A “quebra das soberanias”, o desrespeito às culturas e particularidades locais, o sequestro dos Estados pelo Mercado. Tudo isso fortaleceu grupos ultraconservadores e o surgimento de atores não estatais com discursos turbinados no ódio e ressentimento, dois sentimentos que se tornaram o maior legado da ação imperialista no Oriente Médio.
O menino morto numa praia da Turquia é a imagem do fracasso, da violência, da injustiça e perversidade desta “nova civilização” que nos foi prometida. Famílias se atiram ao mar para fugir dos horrores das guerras e desequilíbrios da geopolítica global tentando alcançar a “civilização”. O que encontram são fronteiras mais rígidas, modelos econômicos cruéis e excludentes que só podem gerar em seus seres humanos mais crueldade e exclusão. Não há quem possa acolher os refugiados de guerra. Já estão todos desempregados e sob risco, não há espaço para a generosidade. 
O neoliberalismo joga um indivíduo contra o outro. Faz com que os seres humanos culpem a si mesmos. No esforço “recivilizatório” e na disputa insana por um lugar ao sol (ou à sombra), disputamos mesquinhos, cada espaço nas empresas, nos hospitais, nas universidades, no carnaval, nos aeroportos, nas faixas de trânsito, no estacionamento dos shoppings.

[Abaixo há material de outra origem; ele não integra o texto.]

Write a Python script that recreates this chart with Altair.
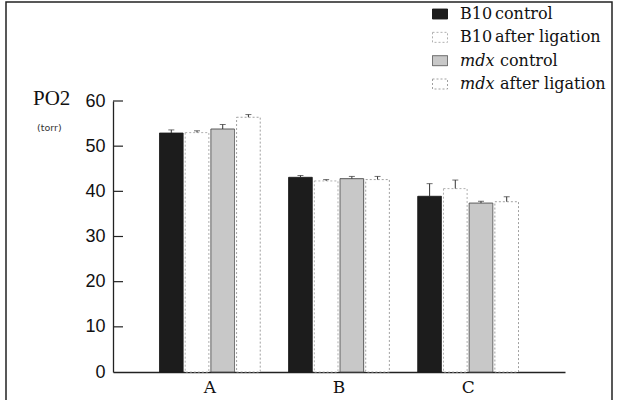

Perdemos a capacidade crítica. Não há outro mundo possível. As coisas são assim e pronto. Entregue seus donativos na entidade beneficente mais próxima e durma tranquilo. Os problemas políticos e conjunturais da nossa sociedade não são de nossa responsabilidade. Aliás, a política não presta. Estamos em guerra uns contra os outros. Somos todos mesquinhos e cruéis. Procuremos algum retiro espiritual para rezar por nós mesmos. Vale tudo para que não tenhamos a coragem de denunciar a canalhice dos nossos tempos. O capitalismo! O imperialismo! O neoliberalismo! Este modelo que desgraça a humanidade e faz com que sintamos vergonha de sermos homens e mulheres!
Há quem chore pela foto do menino morto na praia da Turquia igual a uma Miss deseja a paz mundial em algum concurso de beleza.
Porém, no dia-a-dia das grandes cidades brasileiras, não pensa na dor do retirante, do desabrigado, do sem-terra, dos Haitianos que vieram pra cá acreditando que seríamos efetivamente diferentes, ou seja, mais misericordiosos, acolhedores, receptivos e menos racistas. Não somos!
Porém, há sim ainda no coração da nossa gente um amor que pode nos resgatar de tanta tristeza. Há ainda aquele sorriso lindo que haverá ainda de iluminar o mundo.
Efetivamente, existem aqueles que acham que as coisas são assim mesmo. Que não avançamos à barbárie. Que o mundo é dos mais fortes.
Mas existem no mundo os espíritos livres. Aqueles que tremem de indignação diante das injustiças. Quem não pode aceitar um menino de três anos morrendo no mar, nem nenhum outro ser humano tendo que buscar comida em meio ao lixo. Existem homens e mulheres que certamente irão lutar por um mundo que persiga o fim da fome, que cure os doentes, ao invés de bombas destrutivas. 
Estes haverão de construir um novo futuro!